Nichols, who was born to Jewish parents and escaped Germany to the United States prior to World War II, found early success as one-half of the comedy duo Nichols and May. Their 1961 comedy album An Evening With Mike Nichols and Elaine May won a Grammy Award. After parting ways with May, Nichols moved on to directing for the stage, where during his decades-spanning career he received nine Tony Awards, most recently in 2012 for Death of a Salesman.

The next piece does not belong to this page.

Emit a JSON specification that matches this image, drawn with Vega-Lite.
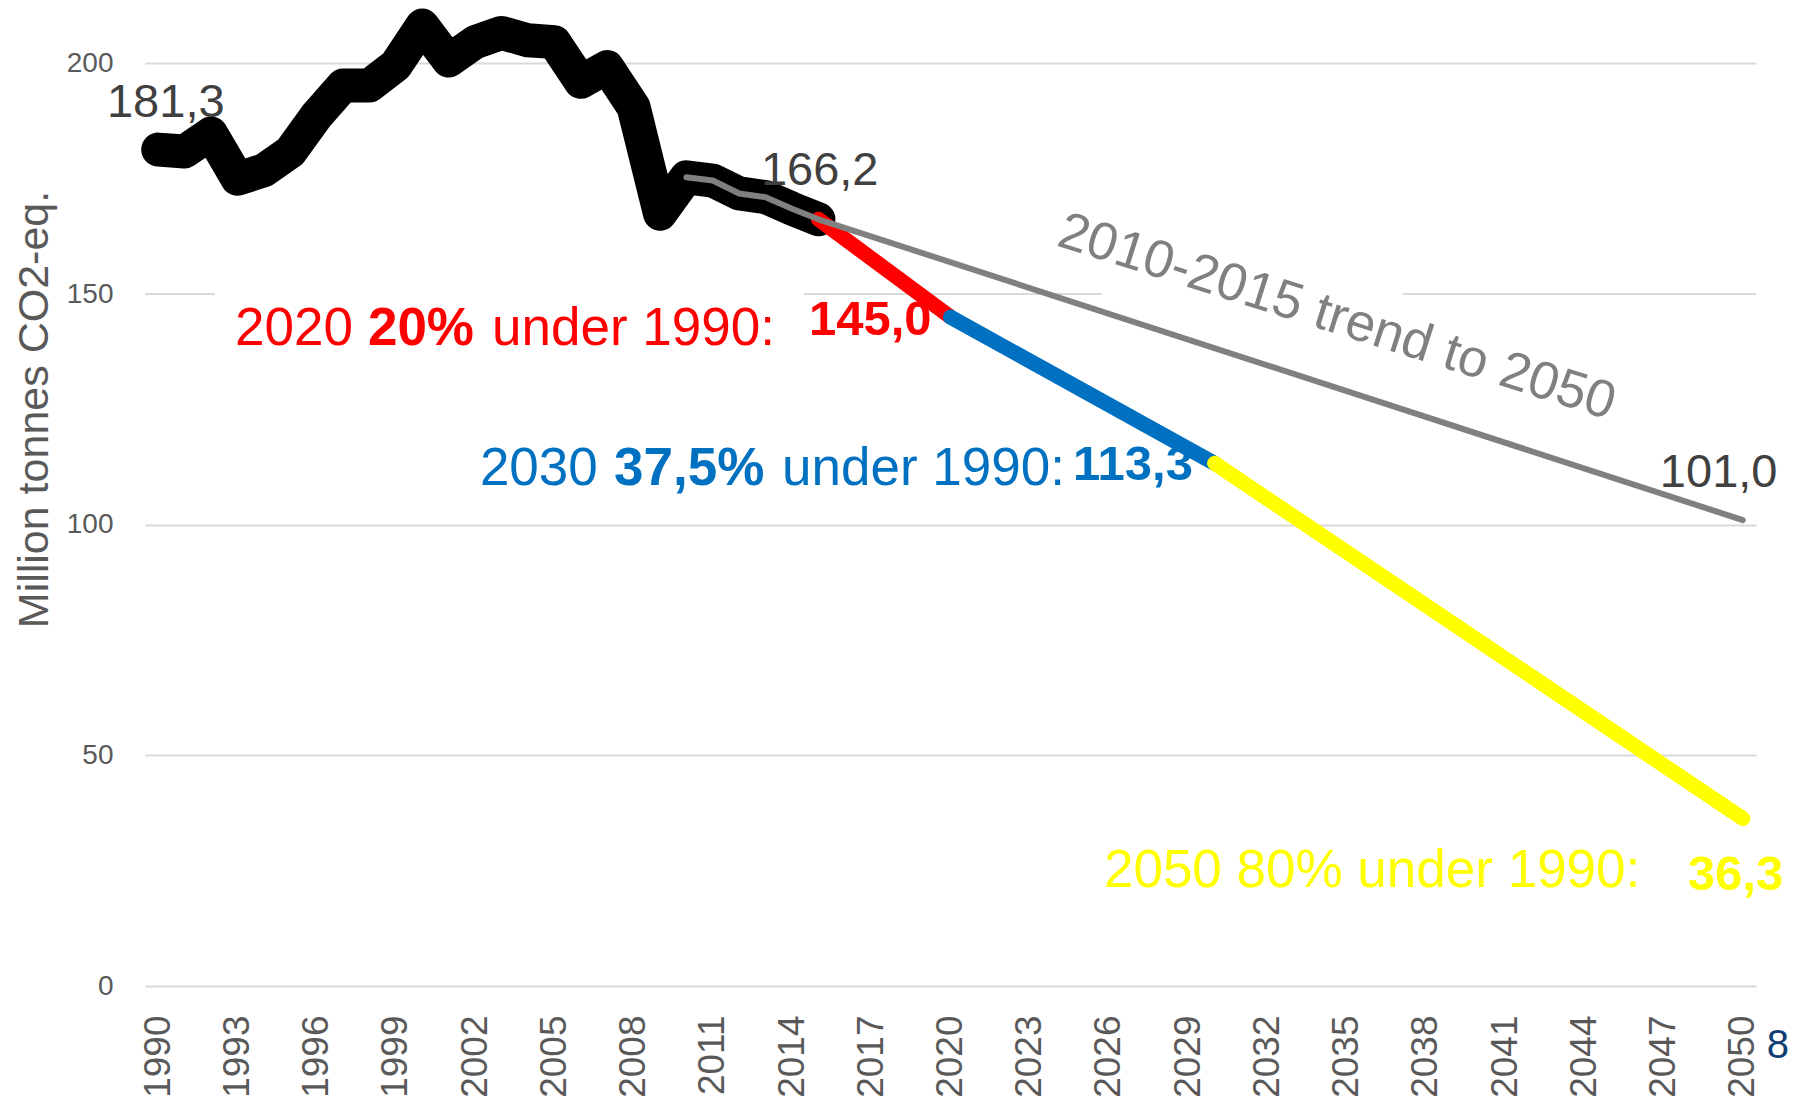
{
  "$schema": "https://vega.github.io/schema/vega-lite/v6.json",
  "width": 1611,
  "height": 978,
  "autosize": {"type": "none"},
  "padding": {"left": 145, "top": 8, "right": 38, "bottom": 115},
  "background": "white",
  "config": {"view": {"stroke": null}, "font": "Liberation Sans"},
  "datasets": {
    "emissions": [
      {"year": 1990, "value": 181.3}, {"year": 1991, "value": 180.9}, {"year": 1992, "value": 184.8},
      {"year": 1993, "value": 175.0}, {"year": 1994, "value": 176.8}, {"year": 1995, "value": 180.8},
      {"year": 1996, "value": 188.7}, {"year": 1997, "value": 195.2}, {"year": 1998, "value": 195.2},
      {"year": 1999, "value": 199.6}, {"year": 2000, "value": 208.2}, {"year": 2001, "value": 200.6},
      {"year": 2002, "value": 204.6}, {"year": 2003, "value": 206.6}, {"year": 2004, "value": 205.0},
      {"year": 2005, "value": 204.6}, {"year": 2006, "value": 196.0}, {"year": 2007, "value": 199.2},
      {"year": 2008, "value": 190.5}, {"year": 2009, "value": 167.4}, {"year": 2010, "value": 175.3},
      {"year": 2011, "value": 174.6}, {"year": 2012, "value": 171.8}, {"year": 2013, "value": 171.0},
      {"year": 2014, "value": 168.5}, {"year": 2015, "value": 166.2}
    ],
    "trend": [
      {"year": 2010, "value": 175.3}, {"year": 2011, "value": 174.6}, {"year": 2012, "value": 171.8},
      {"year": 2013, "value": 171.0}, {"year": 2014, "value": 168.5}, {"year": 2015, "value": 166.2},
      {"year": 2050, "value": 101.0}
    ],
    "targets": [
      {"target": "2020", "year": 2015, "value": 166.2}, {"target": "2020", "year": 2020, "value": 145.0},
      {"target": "2030", "year": 2020, "value": 145.0}, {"target": "2030", "year": 2030, "value": 113.3},
      {"target": "2050", "year": 2030, "value": 113.3}, {"target": "2050", "year": 2050, "value": 36.3}
    ],
    "grid150": [
      {"year": 1989.5, "year2": 1992.15, "value": 150},
      {"year": 2014.45, "year2": 2025.74, "value": 150},
      {"year": 2037.13, "year2": 2050.5, "value": 150}
    ],
    "valueLabels": [
      {"text": "181,3", "year": 1988.06, "value": 188.3},
      {"text": "166,2", "year": 2012.82, "value": 173.57},
      {"text": "101,0", "year": 2046.86, "value": 108.13}
    ],
    "targetText": [
      {"target": "2020", "text": "2020", "part": "plain", "year": 1992.91, "value": 138.9},
      {"target": "2020", "text": "20%", "part": "pct", "year": 1997.94, "value": 138.9},
      {"target": "2020", "text": "under 1990:", "part": "plain", "year": 2002.64, "value": 138.9},
      {"target": "2020", "text": "145,0", "part": "amount", "year": 2014.64, "value": 141.06},
      {"target": "2030", "text": "2030", "part": "plain", "year": 2002.18, "value": 108.56},
      {"target": "2030", "text": "37,5%", "part": "pct", "year": 2007.26, "value": 108.56},
      {"target": "2030", "text": "under 1990:", "part": "plain", "year": 2013.62, "value": 108.56},
      {"target": "2030", "text": "113,3", "part": "amount", "year": 2024.64, "value": 109.64},
      {"target": "2050", "text": "2050 80% under 1990:", "part": "plain", "year": 2025.81, "value": 21.45},
      {"target": "2050", "text": "36,3", "part": "amount", "year": 2047.92, "value": 20.8}
    ],
    "trendText": [
      {"text": "2010-2015 trend to 2050", "year": 2034.63, "value": 144.96}
    ],
    "pageNumber": [
      {"text": "8", "year": 2051.33, "value": -15.6}
    ]
  },
  "encoding": {
    "x": {
      "field": "year", "type": "quantitative",
      "scale": {"domain": [1989.5, 2050.5], "nice": false, "zero": false},
      "axis": {
        "values": [1990, 1993, 1996, 1999, 2002, 2005, 2008, 2011, 2014, 2017, 2020, 2023, 2026, 2029, 2032, 2035, 2038, 2041, 2044, 2047, 2050],
        "format": "d", "labelAngle": -90, "labelFontSize": 37, "labelColor": "#595959",
        "labelFont": "Liberation Sans", "labelPadding": 29, "ticks": false, "tickSize": 0,
        "domain": false, "grid": false, "title": null, "labelFlush": false,
        "labelOverlap": false, "labelBound": false
      }
    },
    "y": {
      "field": "value", "type": "quantitative",
      "scale": {"domain": [0, 212], "nice": false, "zero": true},
      "axis": {
        "values": [0, 50, 100, 150, 200],
        "grid": true, "gridColor": "#D9D9D9", "gridWidth": 2,
        "gridOpacity": {"condition": {"test": "datum.value === 150", "value": 0}, "value": 1},
        "domain": false, "ticks": false, "tickSize": 0, "labelPadding": 32,
        "labelFontSize": 28, "labelColor": "#595959", "labelFont": "Liberation Sans",
        "title": "Million tonnes CO2-eq.", "titleFontSize": 43, "titleColor": "#595959",
        "titleFontWeight": "normal", "titleFont": "Liberation Sans",
        "titleX": -98, "titleY": 401, "titleAngle": -90, "titleAlign": "center",
        "titleBaseline": "alphabetic"
      }
    }
  },
  "layer": [
    {
      "data": {"name": "grid150"},
      "mark": {"type": "rule", "color": "#D9D9D9", "strokeWidth": 2},
      "encoding": {"x2": {"field": "year2"}}
    },
    {
      "data": {"name": "emissions"},
      "mark": {"type": "line", "color": "#000000", "strokeWidth": 34, "strokeCap": "round", "strokeJoin": "round"}
    },
    {
      "data": {"name": "targets"},
      "mark": {"type": "line", "strokeWidth": 15, "strokeCap": "round", "strokeJoin": "round"},
      "encoding": {
        "color": {
          "field": "target", "type": "nominal",
          "scale": {"domain": ["2020", "2030", "2050"], "range": ["#FF0000", "#0070C0", "#FFFF00"]},
          "legend": null
        }
      }
    },
    {
      "data": {"name": "trend"},
      "mark": {"type": "line", "color": "#808080", "strokeWidth": 6, "strokeCap": "round", "strokeJoin": "round"}
    },
    {
      "data": {"name": "valueLabels"},
      "mark": {"type": "text", "align": "left", "baseline": "alphabetic", "fontSize": 47, "color": "#404040", "font": "Liberation Sans"},
      "encoding": {"text": {"field": "text"}}
    },
    {
      "data": {"name": "targetText"},
      "transform": [{"filter": "datum.part === 'plain'"}],
      "mark": {"type": "text", "align": "left", "baseline": "alphabetic", "fontSize": 53, "font": "Liberation Sans"},
      "encoding": {
        "text": {"field": "text"},
        "color": {"field": "target", "type": "nominal", "legend": null}
      }
    },
    {
      "data": {"name": "targetText"},
      "transform": [{"filter": "datum.part === 'pct'"}],
      "mark": {"type": "text", "align": "left", "baseline": "alphabetic", "fontSize": 53, "fontWeight": "bold", "font": "Liberation Sans"},
      "encoding": {
        "text": {"field": "text"},
        "color": {"field": "target", "type": "nominal", "legend": null}
      }
    },
    {
      "data": {"name": "targetText"},
      "transform": [{"filter": "datum.part === 'amount'"}],
      "mark": {"type": "text", "align": "left", "baseline": "alphabetic", "fontSize": 49, "fontWeight": "bold", "font": "Liberation Sans"},
      "encoding": {
        "text": {"field": "text"},
        "color": {"field": "target", "type": "nominal", "legend": null}
      }
    },
    {
      "data": {"name": "trendText"},
      "mark": {"type": "text", "align": "center", "baseline": "middle", "fontSize": 53, "angle": 17.5, "color": "#808080", "font": "Liberation Sans"},
      "encoding": {"text": {"field": "text"}}
    },
    {
      "data": {"name": "pageNumber"},
      "mark": {"type": "text", "align": "center", "baseline": "alphabetic", "fontSize": 40, "color": "#0E3D73", "font": "Liberation Sans"},
      "encoding": {"text": {"field": "text"}}
    }
  ]
}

On screen, Nichols worked with many of Hollywood’s best actors—Jack Nicholson, Meryl Streep, Robin Williams, Gilda Radner, Philip Seymour Hoffman—and made Dustin Hoffman a star by taking a chance on the then virtually unknown actor for The Graduate. For Who’s Afraid of Virginia Woolf?, his debut as a feature director, he wrangled jarring, memorable performances out of the famously tempestuous couple of Elizabeth Taylor and Richard Burton. In Mark Harris’ Pictures at a Revolution: Five Movies and the Birth of the New Hollywood, Burton is quoted as saying of Nichols that he was one of only two men (Noël Coward being the other) who had “the capacity to change the world when they walk into a room. They are both as bland as butter and as brilliant as diamonds.”